An independent report by RoSPA found that “fencing would be of limited use,” but many students are still calling for barriers of some sorts along the river.

Mike previously rules out fences saying the answer lay in not getting “paralytically drunk.”

Battle weary police?

Recently many have reacted negatively to a so-called “war on Klute” waged in a public local newspaper by a police officer. But Mike wanted to distance himself from the campaign.

“I’ve never said anything about Klute, other than I used to go there as a student. It’s been going that long! Dear God it’s older than me! Klute adds immeasurably to the reputation of Durham as a safe party town for young people: so I’m a big fan.

“My beef is with off-licences like the supermarkets. In my view supermarkets are criminally negligent in the way they are marketing drink and flogging it at ridiculously low prices.”

Mike also wanted to defend bouncers in Durham: “Door staff quite rightly denied Sope entry, but we’re now training door staff to say, ‘now what happens?'”

UKIP candidate’s secret remarks

On Tuesday, The Tab exclusively revealed John Leathley, the UKIP parliamentary candidate for Sedgefield, had blamed students or a “serial killer” for the deaths of there students.

Mike Barton didn’t shy away from slamming such ridiculous accusations saying: “There is not one piece of evidence, not one piece of intelligence, or information, suggesting there is any criminality in these three deaths.

“If a parliamentary candidate is alleging that, then I would urge him to come to me with evidence so I can mount a criminal investigation.

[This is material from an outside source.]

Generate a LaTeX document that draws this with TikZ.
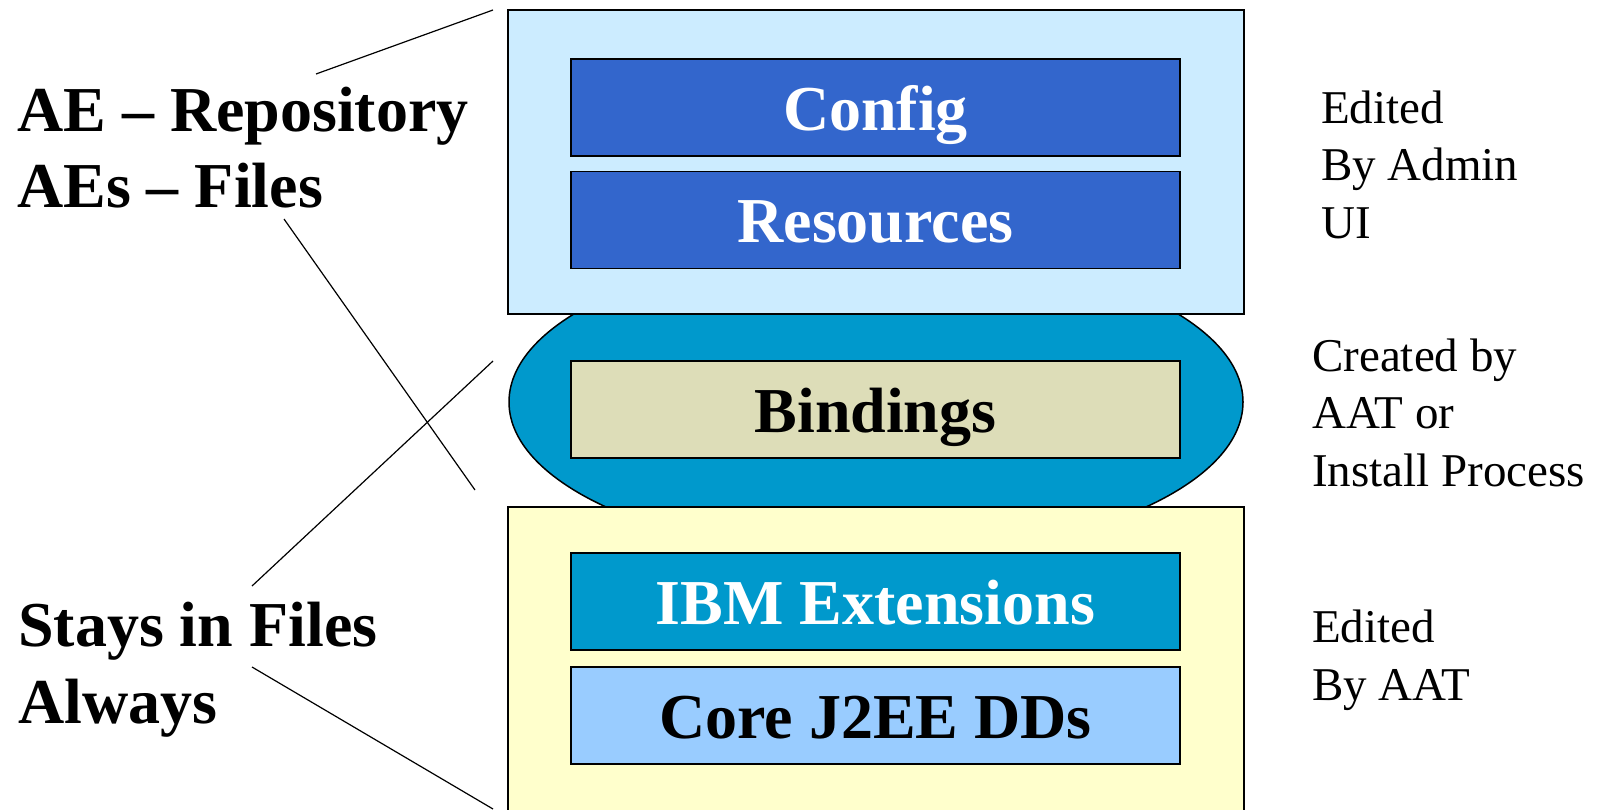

“If he hasn’t got evidence then he might want to consider as to whether or not that’s a very wise thing to say.”

Isolated, second-year males were singled out for drinking

But Mike, himself, caused a great deal of controversy earlier in the year calling students “bright young things.” Many saw it as an insulting, divisive and patronising. But he’s not changing his tune.

“That was a literary reference to Evelyn Waugh. I would have expected, I was on an intellectual level I was speaking to fellow intellectuals.

“There is a real resonance here, students have got to be aware if they are seen to lead a dissolute lifestyle on the face of it local people may come to a ‘judgement’.

“Carry on swimming about in that very pessimistic pool, or join me in the optimist mode I absolutely taken on this: we can make this world a safer place.”

Mike may call for students to join him, while also promising an personally-penned article for The Tab. But he did contradict the RoSPA report:

“A consistent theme has been men, mid-week, drunk a lot, isolated and second-year.” But the report makes clear there was no correlation between days of the week and accidents.

Mike got it wrong on days of the week

The Chief Constable left with his media-scribe in toe: he may have retracted an accusation The Tab developed a student culture of “victimhood,” but clearly the student-police tension will remain.

But he wanted to make clear: “If one student drinks one drink less, and is microscopically safer, all of this publicity has been a value.”